Dir-se-ia um homem que, depois de ter observado os movimentos instintivos e os apetites de um animal grande e robusto, por onde convém aproximar-se dele e tocá-lo, quando e por que motivo se irrita ou acalma, que gritos costuma soltar em cada ocasião e que tom de voz o amansa ou enfurece, depois de ter aprendido tudo isto por uma longa chamar-lhe-ia sabedoria e, tendo-a sistematizado numa espécie de arte, passaria a ensiná-la, embora não saiba realmente o que, nesses hábitos e apetites, é belo ou feio, bom ou mau, justo ou injusto; conformando-se no emprego destes termos aos instintos do grande animal; chamando bom ao que o contenta e mau ao que o importuna, sem poder legitimar de outro modo estes qualificativos; denominando justo e belo o necessário, porque não viu e não é capaz de mostrar aos outros quanto a natureza do necessário difere, na realidade, da do bom. Um homem assim, por Zeus!, não te pareceria um estranho educador?

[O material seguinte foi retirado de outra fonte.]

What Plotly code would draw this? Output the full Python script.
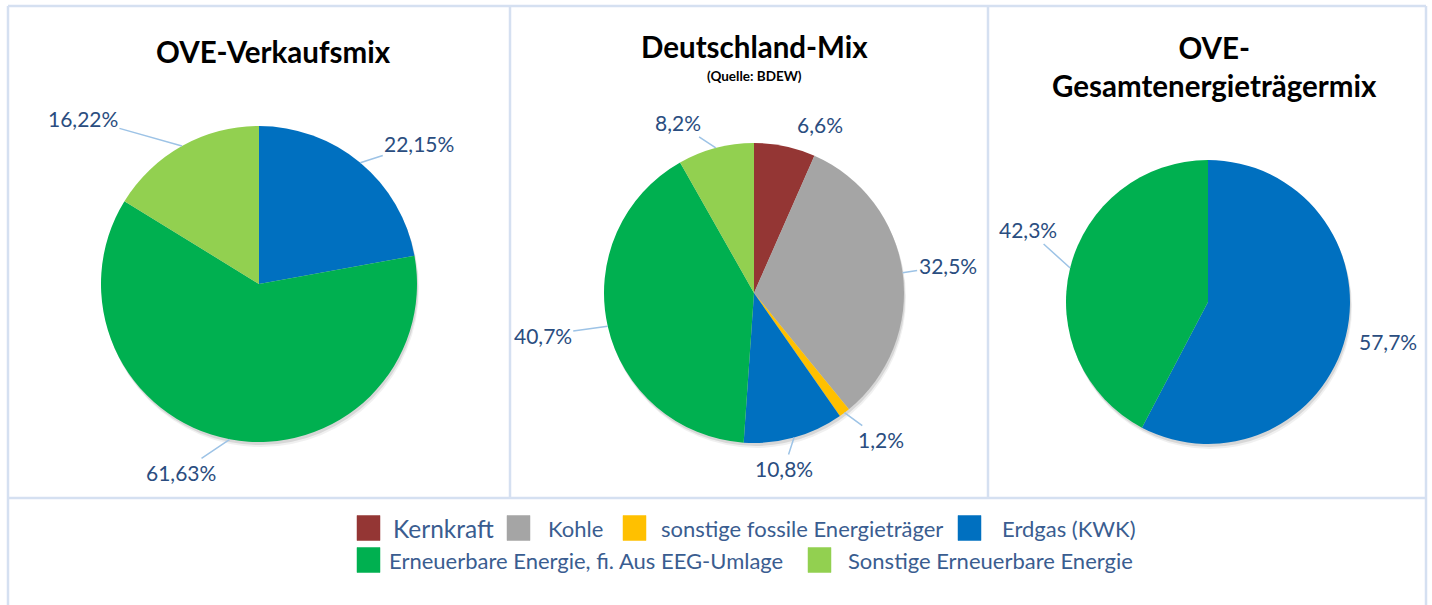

- Com certeza! - disse ele.
- Pois bem! Que diferença há entre este homem e aquele que faz consistir a sabedoria em conhecer os sentimentos e os gostos de uma multidão composta de gente de toda a espécie, quer se trate de pintura, música ou política? É evidente que, se alguém se apresenta diante dessa turba para lhe submeter um poema, uma obra de arte ou um projecto de utilidade pública e se apoia, sem reserva, na sua autoridade, é para ele uma necessidade diomediana, como se costuma dizer, sujeitar-se ao que ela aprovar. Ora, já alguma vez ouviste algum dos que a compõem provar que essas obras são realmente belas, a não ser por razões ridículas?
- Não, nunca, e não o espero.
- Uma vez que tudo isto foi bem compreendido, diz-me: é possível que a turba admita e conceba que o belo em si mesmo existe separado da multidão das coisas belas ou as outras essências separadas da multidão das coisas particulares?
- De maneira nenhuma.
- Por conseguinte, é impossível que o povo seja filósofo.
- Impossível.
- E é necessário que os filósofos sejam criticados por ele.
- Sim.
- E também por esses particulares que se misturam com a turba e desejam agradar-lhe.
- É evidente.
- Sendo assim, que possibilidade de salvação vês para o temperamento filosófico, que lhe permita perseverar na sua profissão e atingir o seu objectivo?